Investing in dividend stocks might seem easy -- pick a stock with juicy dividend yields, invest a truckload of cash in it, then sit back and enjoy enormous gains in the long run. But there's a lot more to income investing than that. Beyond strong yields, a great dividend payer also must show a commitment to increasing its payouts regularly, finance those dividend checks from free cash flow (with some money left over for investing in the business), and run a strong business that will be around for decades to come without skipping a beat on the dividend boosts.

What Iron Mountain is doing right

At first glance, ultra-secure storage specialist Iron Mountain (IRM -1.60%) looks like the perfect dividend investment. Iron Mountain's dividend yield is a meaty 7.3%, near all-time highs for that crucial metric. The company has increased its annual payouts every year since the dividend policy was started. Operating as a real estate investment trust (REIT), the company is required to pay out at least 90% of its taxable income to shareholders in the form of dividends. So Iron Mountain simply cannot stop supporting its generous dividend policy, or it would lose the favorable tax treatment that comes with the REIT status.

These payouts make a real difference to shareholders' value, too. Iron Mountain's stock has delivered a 50% return over the last 10 years, but the stock tripled in value if you reinvested all the dividends along the way.

So the yield is generous and the company is dead serious about growing its payouts annually. That's all she wrote, right? Here's the perfect dividend stock!

A piggy bank cowers in fear before a hand holding a hammer.

Image source: Getty Images.

What Iron Mountain could do better

Well, not so fast. This is actually far from a perfect dividend investment.

First of all, that unbroken streak of constant payout boosts looks a bit less impressive when you consider that it's less than a decade long. Iron Mountain paid its first dividend in February of 2010. This is not a deal-breaker since plenty of respectable income stocks come with shorter dividend histories than 10 years, but it is still worth noting.

Dividend increases have been slowing down dramatically in recent years.
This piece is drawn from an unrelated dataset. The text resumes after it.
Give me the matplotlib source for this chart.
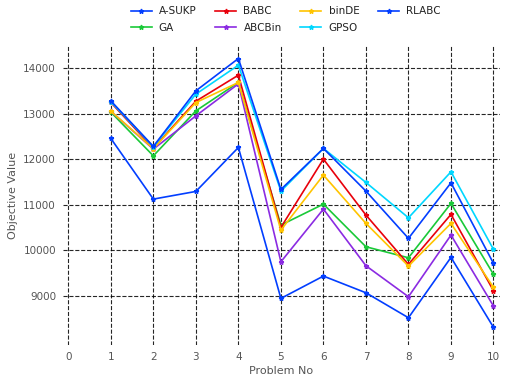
import matplotlib
matplotlib.use("Agg")
import matplotlib.pyplot as plt

problems = [1, 2, 3, 4, 5, 6, 7, 8, 9, 10]
a_sukp = [12454, 11125, 11293, 12256, 8950, 9439, 9073, 8526, 9848, 8316]
ga     = [13030, 12073, 13058, 13680, 10556, 11015, 10081, 9840, 11031, 9476]
babc   = [13242, 12240, 13270, 13840, 10505, 12001, 10775, 9695, 10790, 9117]
abcbin = [13050, 12220, 12949, 13650, 9752, 10906, 9665, 8986, 10337, 8782]
binde  = [13052, 12230, 13240, 13680, 10446, 11651, 10593, 9658, 10593, 9191]
gpso   = [13260, 12270, 13424, 14059, 11300, 12235, 11490, 10716, 11723, 10023]
rlabc  = [13278, 12279, 13497, 14205, 11336, 12235, 11300, 10265, 11482, 9717]

series = [
    ("A-SUKP", a_sukp, "#023eff"),
    ("GA", ga, "#1ac938"),
    ("BABC", babc, "#e8000b"),
    ("ABCBin", abcbin, "#8b2be2"),
    ("binDE", binde, "#ffc400"),
    ("GPSO", gpso, "#00d7ff"),
    ("RLABC", rlabc, "#023eff"),
]

fig = plt.figure(figsize=(5.08, 3.85), dpi=100)
ax = fig.add_axes([0.124, 0.104, 0.86, 0.779])
for name, vals, col in series:
    ax.plot(problems, vals, color=col, lw=1.2, marker="*", ms=3.5, label=name)

ax.set_xlim(-0.125, 10.15)
ax.set_ylim(7930, 14500)
ax.set_xticks(range(0, 11))
ax.set_yticks([9000, 10000, 11000, 12000, 13000, 14000])
ax.grid(True, color="black", ls="--", lw=0.8, alpha=0.85)
for s in ax.spines.values():
    s.set_visible(False)
ax.tick_params(colors="#555555", labelsize=7.5, length=0, pad=5)
ax.set_xlabel("Problem No", color="#555555", fontsize=8, labelpad=3)
ax.set_ylabel("Objective Value", color="#555555", fontsize=8)
leg = ax.legend(loc="upper center", bbox_to_anchor=(0.51, 1.143), ncol=4, frameon=False,
                fontsize=7.5, handlelength=2.0, columnspacing=1.8, borderaxespad=0.0,
                labelspacing=0.6, handletextpad=0.7)
for t in leg.get_texts():
    t.set_color("#222222")
fig.savefig("out.png", dpi=100)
Iron Mountain raised its annual payout by 13% in 2016, 6.8% in 2017, 4% in 2018, and only 1.2% this year. Great dividend payers should move that trend line in the opposite direction, accelerating their payout boosts on a regular basis.

And then there's the cash-based quality of Iron Mountain's dividend checks. The company generated $218 million in free cash flow over the last four quarters. In the same period, the company also sent out dividend checks worth $697 million. Iron Mountain's dividend payouts have been larger than the company's free cash flows in each of the last seven years -- and often by a wide margin. So there's no ideal cash-based payout happening here. Instead, the dividend policy has been financed by a steady stream of cash-out debt refinancing moves over the years.

Adjusted adjustments to an adjusted profit measure? No, thanks.

Iron Mountain's management likes to compare its payouts to a proprietary metric that starts with adjusted earnings before interest, taxes, depreciation, and amortization (EBITDA), backs out all noncash expenses, and then takes away another bucket of real estate investment costs. If it were up to me, I'd call that a triple-adjusted EBITDA profit, which exceeded Iron Mountain's dividend expenses by 13% in 2018.

That makes Iron Mountain look good to investors who simply glance at the reported dividend payout ratio, but only as long as they don't worry too much about the quality of the underlying cash sources. Relying on adjustments to other adjustments is enough to make me queasy. Iron Mountain might be interesting if and when the company starts to generate more cash than its dividend policy consumes.

And that's not what I see in Iron Mountain today. You might consider this ticker on the merits of potential growth as the current turnaround program plays out, but it's not exactly a fantastic dividend stock in my book.